Data extract —
# # #

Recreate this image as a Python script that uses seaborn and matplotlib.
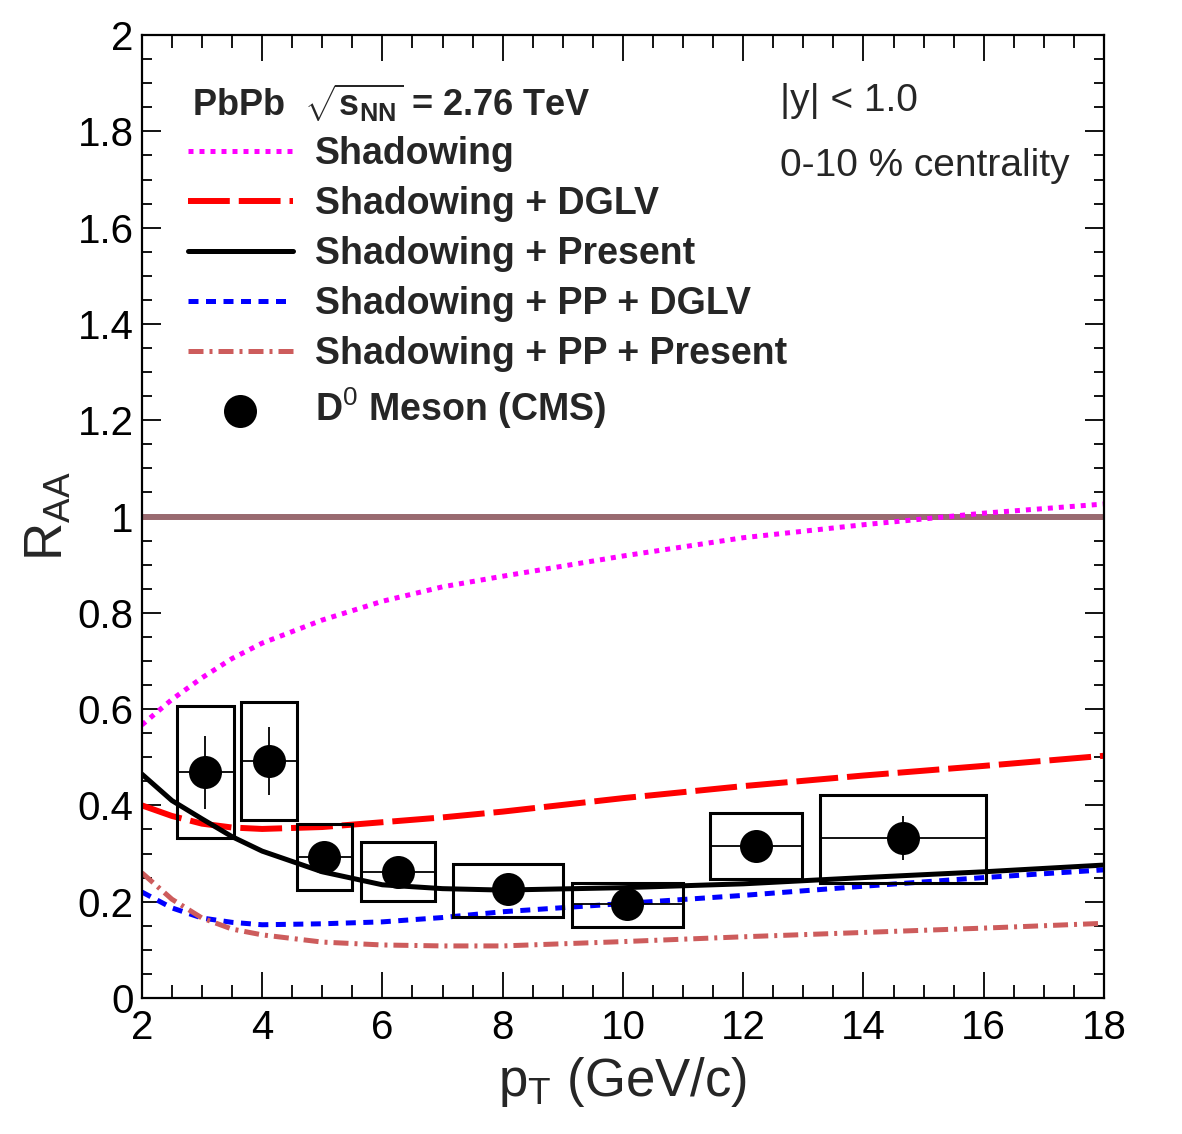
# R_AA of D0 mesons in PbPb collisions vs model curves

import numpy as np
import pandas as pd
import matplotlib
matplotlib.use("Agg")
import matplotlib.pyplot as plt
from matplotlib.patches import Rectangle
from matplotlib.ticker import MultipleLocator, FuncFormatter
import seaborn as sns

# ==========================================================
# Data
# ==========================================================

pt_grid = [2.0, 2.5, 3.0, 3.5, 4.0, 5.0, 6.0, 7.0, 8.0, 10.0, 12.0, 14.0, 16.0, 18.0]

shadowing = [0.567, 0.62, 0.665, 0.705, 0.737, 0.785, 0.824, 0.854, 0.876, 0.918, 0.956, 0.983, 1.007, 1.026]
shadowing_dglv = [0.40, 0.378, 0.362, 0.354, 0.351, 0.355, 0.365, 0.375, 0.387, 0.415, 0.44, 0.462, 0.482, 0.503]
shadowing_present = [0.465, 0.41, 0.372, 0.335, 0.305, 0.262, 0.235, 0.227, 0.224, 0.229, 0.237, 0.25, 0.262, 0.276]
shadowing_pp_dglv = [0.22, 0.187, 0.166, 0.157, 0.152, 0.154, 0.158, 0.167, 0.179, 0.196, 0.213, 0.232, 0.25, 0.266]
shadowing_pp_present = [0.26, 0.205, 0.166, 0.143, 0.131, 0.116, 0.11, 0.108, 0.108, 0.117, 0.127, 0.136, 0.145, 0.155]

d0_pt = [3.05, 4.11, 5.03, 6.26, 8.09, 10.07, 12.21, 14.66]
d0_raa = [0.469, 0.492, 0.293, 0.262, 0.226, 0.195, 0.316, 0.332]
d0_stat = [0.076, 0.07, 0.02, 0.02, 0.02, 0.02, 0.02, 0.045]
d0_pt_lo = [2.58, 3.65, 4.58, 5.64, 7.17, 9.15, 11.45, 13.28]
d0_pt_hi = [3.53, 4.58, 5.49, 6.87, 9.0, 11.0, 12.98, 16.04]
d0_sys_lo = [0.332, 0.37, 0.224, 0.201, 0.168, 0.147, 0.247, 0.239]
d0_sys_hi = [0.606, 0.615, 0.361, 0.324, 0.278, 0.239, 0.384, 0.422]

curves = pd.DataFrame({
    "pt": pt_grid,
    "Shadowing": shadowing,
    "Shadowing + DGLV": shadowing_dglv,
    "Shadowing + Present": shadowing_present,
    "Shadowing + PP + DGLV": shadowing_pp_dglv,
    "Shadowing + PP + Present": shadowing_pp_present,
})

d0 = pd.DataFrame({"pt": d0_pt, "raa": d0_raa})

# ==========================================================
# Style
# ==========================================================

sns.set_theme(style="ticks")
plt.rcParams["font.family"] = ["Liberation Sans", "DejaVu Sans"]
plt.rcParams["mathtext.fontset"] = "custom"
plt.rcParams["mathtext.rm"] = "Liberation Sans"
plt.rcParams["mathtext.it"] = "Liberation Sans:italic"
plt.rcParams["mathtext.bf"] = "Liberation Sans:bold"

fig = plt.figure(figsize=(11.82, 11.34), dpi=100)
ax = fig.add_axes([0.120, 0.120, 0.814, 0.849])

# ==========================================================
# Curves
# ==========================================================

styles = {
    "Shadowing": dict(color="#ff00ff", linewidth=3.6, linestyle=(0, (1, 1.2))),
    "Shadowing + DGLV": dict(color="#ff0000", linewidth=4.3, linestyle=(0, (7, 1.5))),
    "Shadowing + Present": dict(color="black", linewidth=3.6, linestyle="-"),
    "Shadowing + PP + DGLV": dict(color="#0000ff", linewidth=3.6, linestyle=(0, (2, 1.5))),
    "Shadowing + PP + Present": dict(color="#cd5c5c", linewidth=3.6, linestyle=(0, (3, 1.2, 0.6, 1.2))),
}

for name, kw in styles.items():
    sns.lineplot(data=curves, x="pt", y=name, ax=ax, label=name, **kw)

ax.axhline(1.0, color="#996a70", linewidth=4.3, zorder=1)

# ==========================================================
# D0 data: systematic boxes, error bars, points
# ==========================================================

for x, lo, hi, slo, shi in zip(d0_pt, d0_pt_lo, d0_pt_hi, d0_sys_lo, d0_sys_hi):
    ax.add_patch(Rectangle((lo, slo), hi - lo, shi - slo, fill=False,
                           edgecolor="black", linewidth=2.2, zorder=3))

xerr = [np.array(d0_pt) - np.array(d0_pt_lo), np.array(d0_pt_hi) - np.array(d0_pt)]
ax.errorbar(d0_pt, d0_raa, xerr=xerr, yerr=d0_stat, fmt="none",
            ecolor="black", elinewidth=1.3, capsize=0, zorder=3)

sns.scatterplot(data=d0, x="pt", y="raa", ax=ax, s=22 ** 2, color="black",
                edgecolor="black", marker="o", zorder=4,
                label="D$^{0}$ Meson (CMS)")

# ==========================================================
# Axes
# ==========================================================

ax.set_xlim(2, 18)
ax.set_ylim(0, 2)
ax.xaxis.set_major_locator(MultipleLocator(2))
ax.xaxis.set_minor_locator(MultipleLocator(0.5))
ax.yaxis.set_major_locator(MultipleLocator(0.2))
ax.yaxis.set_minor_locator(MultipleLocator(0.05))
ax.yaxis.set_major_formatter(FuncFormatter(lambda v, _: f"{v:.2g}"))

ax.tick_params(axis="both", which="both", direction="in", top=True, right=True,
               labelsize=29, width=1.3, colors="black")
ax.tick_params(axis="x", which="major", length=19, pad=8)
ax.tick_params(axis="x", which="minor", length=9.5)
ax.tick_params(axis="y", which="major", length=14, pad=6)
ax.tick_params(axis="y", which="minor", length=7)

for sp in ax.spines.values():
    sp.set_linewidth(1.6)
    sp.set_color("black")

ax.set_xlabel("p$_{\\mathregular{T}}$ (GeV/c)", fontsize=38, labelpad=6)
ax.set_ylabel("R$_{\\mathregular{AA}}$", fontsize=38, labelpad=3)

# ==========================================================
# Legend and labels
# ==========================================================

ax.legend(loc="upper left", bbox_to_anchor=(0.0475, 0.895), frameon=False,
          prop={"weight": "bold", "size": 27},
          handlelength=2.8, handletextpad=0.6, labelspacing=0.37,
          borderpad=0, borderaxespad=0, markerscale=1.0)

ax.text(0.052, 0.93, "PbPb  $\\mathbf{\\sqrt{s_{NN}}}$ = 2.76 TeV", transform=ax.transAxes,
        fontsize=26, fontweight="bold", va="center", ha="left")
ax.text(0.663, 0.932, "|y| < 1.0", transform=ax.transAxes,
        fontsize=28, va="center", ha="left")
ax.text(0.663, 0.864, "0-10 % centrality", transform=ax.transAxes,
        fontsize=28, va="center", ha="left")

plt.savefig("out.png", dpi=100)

# # #

Requirement — Repeat the lines of the listing above verbatim, beginning at its first line and ending at the line containing "# R_AA of D0", which is included. Omit pictures.

Written response —
Recreate this image as a Python script that uses seaborn and matplotlib.
# R_AA of D0 mesons in PbPb collisions vs model curves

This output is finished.